You can stop that by asking 3 simple questions:
Question 1. What is important to your customers?
What are the key performance indicators? It is a really hackneyed and overused term, but it means exactly what it says, it indicates performance and it is key, nothing cleverer than that.
Imagine you run a pizza delivery business, people phone you, when they are hungry, they want to eat something and they want to eat it now.
There are 2 or 3 key performance indicators:
- Was the pizza tasty?
- Did it arrive quickly?
- Did it cost a lot?
There are lots of other things you could measure: the time it takes to make the pizza, the average miles per gallon of the pizza boys scooter, the quality of tomatoes it takes to make each batch of sauce.
They may be very important, but they are the next level of detail down. Looking at all of them all of the time is just a distraction. Focus on the key measures.
Question 2. How good are you?
Let’s take delivery time, how long did it take?
- It is interesting to know if you hit your target yesterday
- It is interesting to know if male or female riders are quicker
- It is interesting to know how many wrong turnings the riders took
But what you really need to know is if you are getting better or worse. The only way to do that is to draw up a simple line chart over time. The numbers won’t lie.

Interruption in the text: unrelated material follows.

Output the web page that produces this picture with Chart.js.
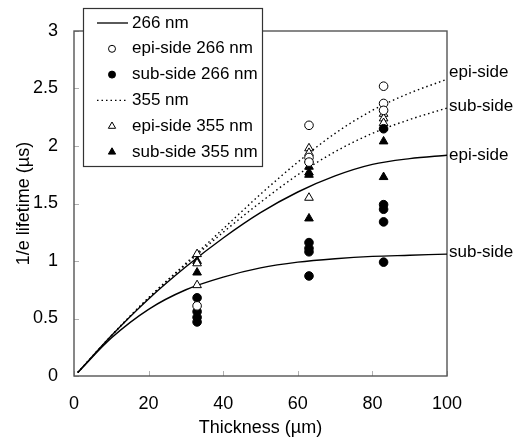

Question 3. What can you do about it?
The final question is why does it take so long, this is really important because once you know the answer to that you can do something about it.

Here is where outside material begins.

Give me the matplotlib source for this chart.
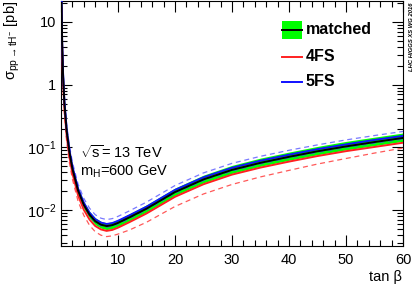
import matplotlib
matplotlib.use("Agg")
import matplotlib.pyplot as plt
from matplotlib.ticker import FixedLocator, MultipleLocator, LogLocator, FuncFormatter, NullFormatter
from matplotlib.patches import Rectangle

plt.rcParams['font.family'] = ['Liberation Sans', 'DejaVu Sans']
plt.rcParams['mathtext.fontset'] = 'custom'
plt.rcParams['mathtext.rm'] = 'Liberation Sans'
plt.rcParams['mathtext.it'] = 'Liberation Sans'

# tan(beta) grid and cross sections [pb]
tanb = [0.1, 0.2, 0.35, 0.6, 1, 1.5, 2, 3, 4, 5, 6, 7, 8, 9, 10,
        12, 15, 20, 25, 30, 35, 40, 45, 50, 55, 60]

matched = [20, 4.6, 1.5, 0.50, 0.18, 0.082, 0.046, 0.0205, 0.0122, 0.0085,
           0.0067, 0.0059, 0.0056, 0.0058, 0.0063, 0.0077, 0.0106, 0.0195,
           0.031, 0.044, 0.057, 0.071, 0.087, 0.104, 0.122, 0.142]
matched_hi = [22.6, 5.2, 1.70, 0.565, 0.203, 0.0927, 0.052, 0.0232, 0.0138, 0.0096,
              0.0076, 0.00667, 0.00633, 0.00655, 0.00712, 0.00878, 0.0122, 0.0226,
              0.0363, 0.0519, 0.0678, 0.0845, 0.104, 0.125, 0.146, 0.170]
matched_lo = [17.6, 4.05, 1.32, 0.44, 0.158, 0.0722, 0.0405, 0.018, 0.0107, 0.0075,
              0.0059, 0.0052, 0.00493, 0.0051, 0.00554, 0.00678, 0.00933, 0.0172,
              0.0273, 0.0387, 0.0502, 0.0625, 0.0766, 0.0915, 0.107, 0.125]

fs4 = [16.8, 3.86, 1.26, 0.42, 0.151, 0.0689, 0.0386, 0.0172, 0.0102, 0.00714,
       0.00563, 0.00496, 0.0047, 0.00487, 0.00529, 0.00647, 0.0089, 0.0164,
       0.026, 0.037, 0.0479, 0.0596, 0.0731, 0.0874, 0.102, 0.119]
fs4_lo = [13.6, 3.13, 1.02, 0.34, 0.122, 0.0558, 0.0313, 0.0139, 0.0083, 0.00578,
          0.00456, 0.00401, 0.00381, 0.00392, 0.00418, 0.00485, 0.00645, 0.0115,
          0.0182, 0.0258, 0.034, 0.0432, 0.0545, 0.0668, 0.0815, 0.098]

fs5 = [21.6, 4.97, 1.62, 0.54, 0.194, 0.0886, 0.0497, 0.0221, 0.0132, 0.00918,
       0.00724, 0.00637, 0.00605, 0.00626, 0.0068, 0.00832, 0.0114, 0.0211,
       0.0335, 0.0475, 0.0616, 0.0767, 0.094, 0.112, 0.132, 0.153]
fs5_hi = [25.4, 5.84, 1.91, 0.635, 0.229, 0.104, 0.0584, 0.026, 0.0155, 0.0108,
          0.00851, 0.00749, 0.00711, 0.00737, 0.008, 0.00978, 0.0135, 0.0248,
          0.0394, 0.0559, 0.0724, 0.0902, 0.11, 0.132, 0.155, 0.18]
fs5_lo = [19.2, 4.42, 1.44, 0.48, 0.173, 0.0787, 0.0442, 0.0197, 0.0117, 0.00816,
          0.00643, 0.00566, 0.00538, 0.00557, 0.00605, 0.00739, 0.0102, 0.0187,
          0.0298, 0.0422, 0.0547, 0.0682, 0.0835, 0.0998, 0.117, 0.136]

fig = plt.figure(figsize=(4.16, 2.86), dpi=100)
ax = fig.add_axes([61/416, 1-246/286, 342/416, 245/286])

ax.fill_between(tanb, matched_lo, matched_hi, color='#00ff00', lw=0, zorder=2)
ax.plot(tanb, fs4_lo, color='#ff3030', lw=0.9, ls=(0, (4, 3)), alpha=0.8, zorder=3)
ax.plot(tanb, fs5_hi, color='#4040ff', lw=0.9, ls=(0, (4, 3)), alpha=0.7, zorder=3)
ax.plot(tanb, fs5_lo, color='#4040ff', lw=0.9, ls=(0, (4, 3)), alpha=0.7, zorder=3)
ax.plot(tanb, fs4, color='#ff2020', lw=1.4, zorder=4)
ax.plot(tanb, fs5, color='#1010ff', lw=1.4, zorder=4)
ax.plot(tanb, matched, color='black', lw=1.4, zorder=5)

ax.set_yscale('log')
ax.set_xlim(0, 60)
ax.set_ylim(2.7e-3, 21.5)

def ylab(v, pos):
    if v == 10:
        return '10'
    if v == 1:
        return '1'
    if v == 0.1:
        return r'$10^{-1}$'
    if v == 0.01:
        return r'$10^{-2}$'
    return ''

ax.yaxis.set_major_locator(FixedLocator([0.01, 0.1, 1, 10]))
ax.yaxis.set_major_formatter(FuncFormatter(ylab))
ax.yaxis.set_minor_locator(LogLocator(base=10, subs=range(2, 10), numticks=20))
ax.yaxis.set_minor_formatter(NullFormatter())
ax.set_xticks([0, 10, 20, 30, 40, 50, 60])
ax.set_xticklabels(['', '10', '20', '30', '40', '50', '60'])
ax.xaxis.set_minor_locator(MultipleLocator(2))

ax.tick_params(which='both', direction='in', top=True, right=True, labelsize=10.5)
ax.tick_params(which='major', length=8, width=0.8)
ax.tick_params(which='minor', length=4, width=0.8)
ax.tick_params(axis='x', pad=5)

fig.text(402/416, 1-277/286, 'tan β', ha='right', va='center', fontsize=10.5)
fig.text(12/416, 0.998, r'$\sigma_{pp\rightarrow tH^{-}}$ [pb]', rotation=90,
         ha='center', va='top', fontsize=10.5)

ax.text(0.056, 0.382, r'$\sqrt{s}$= 13 TeV', transform=ax.transAxes, fontsize=10.5, va='center')
ax.text(0.056, 0.301, r'm$_{H}$=600 GeV', transform=ax.transAxes, fontsize=10.5, va='center')

# legend
ax.add_patch(Rectangle((0.646, 0.846), 0.059, 0.073, transform=ax.transAxes,
                       color='#00ff00', lw=0, zorder=6))
ax.plot([0.646, 0.705], [0.882, 0.882], color='black', lw=1.4, transform=ax.transAxes, zorder=7)
ax.plot([0.646, 0.705], [0.772, 0.772], color='#ff2020', lw=1.4, transform=ax.transAxes, zorder=7)
ax.plot([0.646, 0.705], [0.671, 0.671], color='#1010ff', lw=1.4, transform=ax.transAxes, zorder=7)
for yy, s in [(0.882, 'matched'), (0.772, '4FS'), (0.671, '5FS')]:
    ax.text(0.716, yy, s, transform=ax.transAxes, fontsize=11.5, fontweight='bold', va='center')

fig.text(0.988, 0.99, 'LHC HIGGS XS WG 2016', rotation=90, ha='center', va='top',
         fontsize=4.2, fontweight='bold', style='italic')

fig.savefig('out.png', dpi=100)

There is a rule called the 80:20 rule. It says that some things are much more important than others.
An example; even though you have more than one pair of trousers, you have a favourite pair, you wear them most of the time. Not everything is equal.
The same is true of the time it takes to deliver a pizza, one thing will be far more important than the others. The way to work out which it is is to draw a simple graph which shows where the time is spent, and order it biggest to smallest.
Now it is clear that it is pointless working on the time it takes to answer the phone or the time it takes to make the pizza. The thing to worry about is the time it takes to get the pizza to the customer, how could you fix that?
- Buy faster scooters?
- Use satellite navigation?
- Limit the distance you are prepared to deliver in?
- Ensure all your scooter drivers have “the knowledge”?
- Pin a map to the top of every pizza box to make it easy for the rider?